The Nagas

Hill Peoples of Northeast India

Project Introduction The Naga Database

manuscript - Christoph von Furer-Haimendorf, Naga diary five

caption: leeks grown to commemorate ambushed men ; cost and rents of land
medium: diaries
person: Shankok
ethnicgroup: Konyak
location: Wakching
date: 10.6.1937
production:
person: Furer-Haimendorf
date: 1.4.1937-26.6.1937
note: translated from german by Dr Ruth Barnes
acquirer:
person: School of Oriental and African Studies Library, London
text: Near the path below the Balang close to the wood sheds, Shankok showed me a spot in the jungle which was completely overgrown by the kind of leek which is also used to indicate the borders of fields. A Wakching man had been ambushed here by people from Yungya and had been beheaded. His relatives now plant the sort of onion on the same spot as it is not destroyed by fire or anything else.
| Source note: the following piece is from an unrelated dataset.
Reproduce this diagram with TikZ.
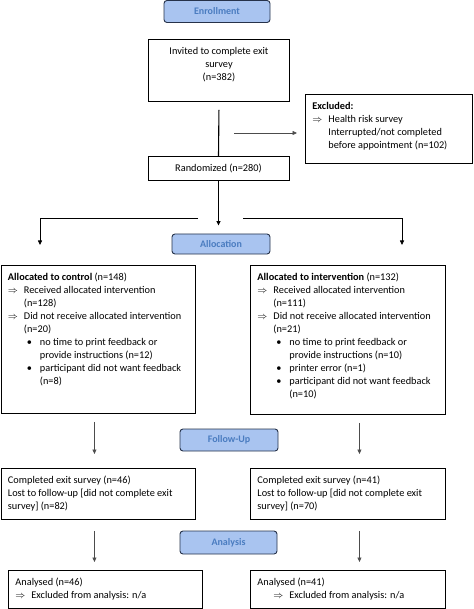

The point of the custom is to remind the murdered man's descendants of his death and to keep awake a desire for revenge towards the enemies. The Ang and the chowkidar soon stayed behind but Shankok went on with me for a long while. We tried to count up his fields and came up with about two hundred and fifty as at each of the eight paths where the land is planted in turns (219) he owns about thirty fields all of which were acquired by his father. For some of them he paid sixty to eighty rupees but today land is cheaper, but for a large field nowadays one still pays an annual rent of 8rs. or more. Shankok said that for this reason it was actually difficult for poor people to get sufficient land for planting, especially as the rent is paid in cash, though in instalments rather than in rice.